**Exercise aim:** Show, in full, each line of the data that contains "this".

**Excerpted records:**
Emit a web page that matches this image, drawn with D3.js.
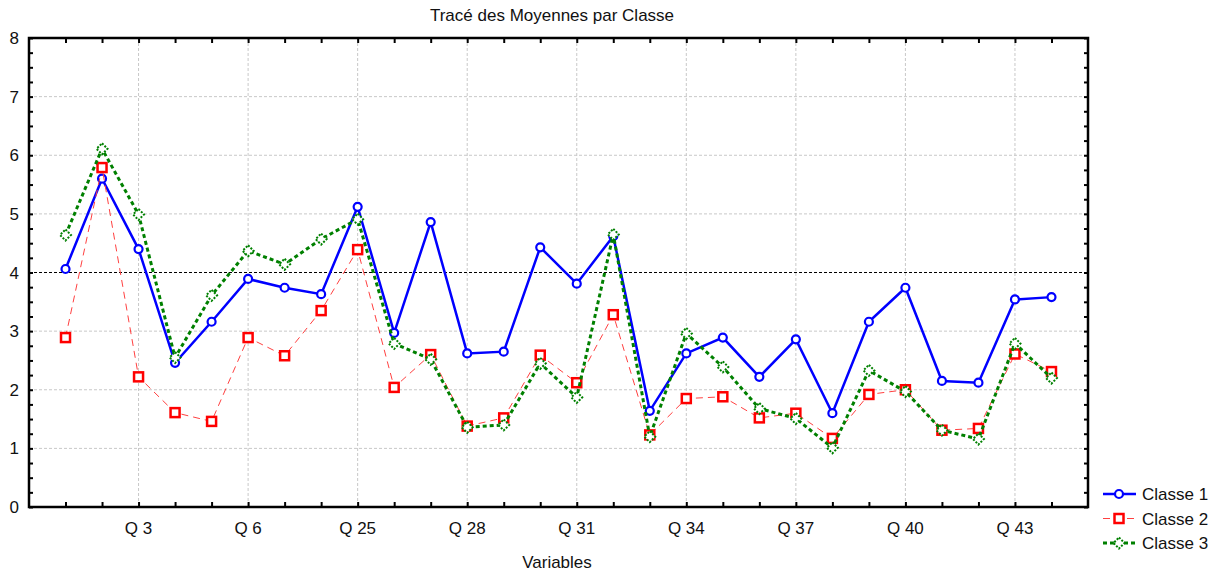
<!DOCTYPE html>
<html>
<head>
<meta charset="utf-8">
<script src="https://cdn.jsdelivr.net/npm/d3@7"></script>
<style>
body { margin: 0; background: #fff; }
text { font-family: Arial, "Liberation Sans", sans-serif; fill: #111; }
</style>
</head>
<body>
<div id="chart"></div>
<script>
const categories = ['Q 1', 'Q 2', 'Q 3', 'Q 4', 'Q 5', 'Q 6', 'Q 23', 'Q 24', 'Q 25', 'Q 26',
    'Q 27', 'Q 28', 'Q 29', 'Q 30', 'Q 31', 'Q 32', 'Q 33', 'Q 34', 'Q 35', 'Q 36',
    'Q 37', 'Q 38', 'Q 39', 'Q 40', 'Q 41', 'Q 42', 'Q 43', 'Q 44'];
const classe1 = [4.06, 5.60, 4.40, 2.46, 3.16, 3.89, 3.74, 3.63, 5.12, 2.97,
    4.86, 2.62, 2.65, 4.43, 3.81, 4.62, 1.64, 2.62, 2.89, 2.22,
    2.86, 1.60, 3.16, 3.74, 2.15, 2.12, 3.54, 3.58];
const classe2 = [2.89, 5.79, 2.22, 1.61, 1.46, 2.89, 2.58, 3.35, 4.39, 2.04,
    2.60, 1.38, 1.52, 2.59, 2.12, 3.28, 1.23, 1.85, 1.88, 1.52,
    1.60, 1.17, 1.92, 2.00, 1.31, 1.34, 2.61, 2.31];
const classe3 = [4.64, 6.11, 4.99, 2.55, 3.61, 4.37, 4.14, 4.57, 4.91, 2.79,
    2.52, 1.36, 1.40, 2.45, 1.87, 4.65, 1.20, 2.96, 2.39, 1.68,
    1.51, 1.01, 2.33, 1.97, 1.31, 1.16, 2.79, 2.20];
const seriesNames = ['Classe 1', 'Classe 2', 'Classe 3'];
const yTicks = [0, 1, 2, 3, 4, 5, 6, 7, 8];
const refLine = 4;

const W = 1224, H = 573;
const margin = { top: 38, right: 136, bottom: 66, left: 29 };
const width = W - margin.left - margin.right;
const height = H - margin.top - margin.bottom;

const svg = d3.select('#chart').append('svg')
    .attr('width', W).attr('height', H);

const g = svg.append('g')
    .attr('transform', `translate(${margin.left},${margin.top})`);

const x = d3.scaleLinear().domain([0, categories.length + 1]).range([0, width]);
const y = d3.scaleLinear().domain([0, 8]).range([height, 0]);

const idx = d3.range(1, categories.length + 1);
const labelled = idx.filter(i => i % 3 === 0);

// grid
g.append('g')
    .selectAll('line').data(yTicks.filter(t => t > 0 && t < 8)).join('line')
    .attr('x1', 0).attr('x2', width)
    .attr('y1', d => y(d)).attr('y2', d => y(d))
    .attr('stroke', '#c8c8c8').attr('stroke-dasharray', '3,2');
g.append('g')
    .selectAll('line').data(labelled).join('line')
    .attr('x1', d => x(d)).attr('x2', d => x(d))
    .attr('y1', 0).attr('y2', height)
    .attr('stroke', '#c8c8c8').attr('stroke-dasharray', '3,2');

// reference line
g.append('line')
    .attr('x1', 0).attr('x2', width)
    .attr('y1', y(refLine)).attr('y2', y(refLine))
    .attr('stroke', '#000').attr('stroke-width', 1).attr('stroke-dasharray', '3,2');

// axes
const minor = d3.range(0, 8.01, 0.25);
g.append('g')
    .call(d3.axisLeft(y).tickValues(minor).tickSize(-4).tickFormat(''))
    .call(a => a.select('.domain').remove())
    .selectAll('line').attr('stroke-width', 2);
g.append('g')
    .attr('transform', `translate(${width},0)`)
    .call(d3.axisRight(y).tickValues(minor).tickSize(-4).tickFormat(''))
    .call(a => a.select('.domain').remove())
    .selectAll('line').attr('stroke-width', 2);
g.append('g')
    .attr('transform', `translate(0,${height})`)
    .call(d3.axisBottom(x).tickValues(idx).tickSize(-5).tickFormat(''))
    .call(a => a.select('.domain').remove())
    .selectAll('line').attr('stroke-width', 2);
g.append('g')
    .call(d3.axisTop(x).tickValues(idx).tickSize(-5).tickFormat(''))
    .call(a => a.select('.domain').remove())
    .selectAll('line').attr('stroke-width', 2);

g.append('rect')
    .attr('x', 0).attr('y', 0).attr('width', width).attr('height', height)
    .attr('fill', 'none').attr('stroke', '#000').attr('stroke-width', 2.5);

g.append('g').selectAll('text').data(yTicks).join('text')
    .attr('x', -10).attr('y', d => y(d)).attr('dy', '0.36em')
    .attr('text-anchor', 'end').style('font-size', '17px')
    .text(d => d);

g.append('g').selectAll('text').data(labelled).join('text')
    .attr('x', d => x(d)).attr('y', height + 27)
    .attr('text-anchor', 'middle').style('font-size', '17px')
    .text(d => categories[d - 1]);

svg.append('text')
    .attr('x', 552).attr('y', 21).attr('text-anchor', 'middle')
    .style('font-size', '17px')
    .text('Tracé des Moyennes par Classe');

svg.append('text')
    .attr('x', 557).attr('y', 568).attr('text-anchor', 'middle')
    .style('font-size', '17px')
    .text('Variables');

// series
const styles = [
    { data: classe1, color: '#0000ff', width: 2.5, dash: null, marker: 'circle' },
    { data: classe2, color: '#ff0000', width: 1, dash: '7,5', marker: 'square', lineColor: '#ff4040' },
    { data: classe3, color: '#008000', width: 3, dash: '4,3', marker: 'diamond' }
];

const line = d3.line().x((d, i) => x(i + 1)).y(d => y(d));

function drawMarker(sel, type, color) {
    if (type === 'circle') {
        sel.append('circle').attr('r', 4)
            .attr('fill', '#fff').attr('stroke', color).attr('stroke-width', 2.2);
    } else if (type === 'square') {
        sel.append('rect').attr('x', -4.5).attr('y', -4.5).attr('width', 9).attr('height', 9)
            .attr('fill', '#fff').attr('stroke', color).attr('stroke-width', 2.5);
    } else {
        sel.append('path').attr('d', 'M0,-5.5L5.5,0L0,5.5L-5.5,0Z')
            .attr('fill', '#fff').attr('stroke', color).attr('stroke-width', 2)
            .attr('stroke-dasharray', '2,1.5');
    }
}

styles.forEach(s => {
    g.append('path').datum(s.data)
        .attr('d', line)
        .attr('fill', 'none')
        .attr('stroke', s.lineColor || s.color)
        .attr('stroke-width', s.width)
        .attr('stroke-dasharray', s.dash);
    g.append('g').selectAll('g').data(s.data).join('g')
        .attr('transform', (d, i) => `translate(${x(i + 1)},${y(d)})`)
        .each(function() { drawMarker(d3.select(this), s.marker, s.color); });
});

// legend
const legend = svg.append('g').attr('transform', 'translate(1103,494)');
styles.forEach((s, i) => {
    const row = legend.append('g').attr('transform', `translate(0,${i * 24.5})`);
    row.append('line').attr('x1', 0).attr('x2', 33).attr('y1', 0).attr('y2', 0)
        .attr('stroke', s.lineColor || s.color).attr('stroke-width', s.width)
        .attr('stroke-dasharray', s.dash);
    const m = row.append('g').attr('transform', 'translate(16,0)');
    drawMarker(m, s.marker, s.color);
    row.append('text').attr('x', 39).attr('y', 0).attr('dy', '0.36em')
        .style('font-size', '17px').text(seriesNames[i]);
});
</script>
</body>
</html>
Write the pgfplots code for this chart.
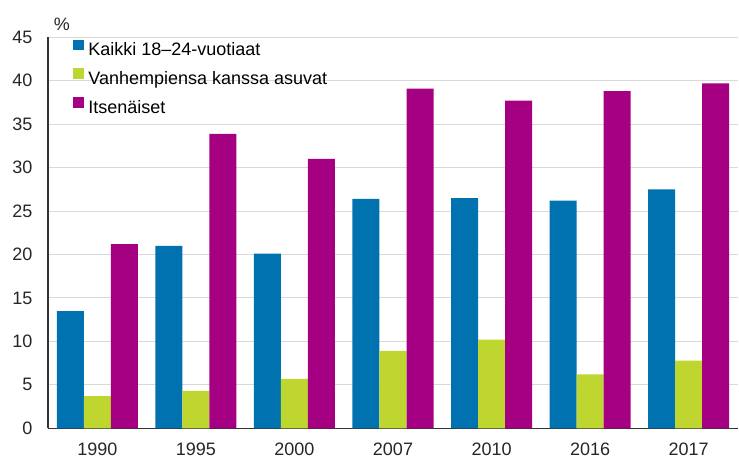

**The answer:**
Emit a web page that matches this image, drawn with D3.js.
        .each(function() { drawMarker(d3.select(this), s.marker, s.color); });
Write the pgfplots code for this chart.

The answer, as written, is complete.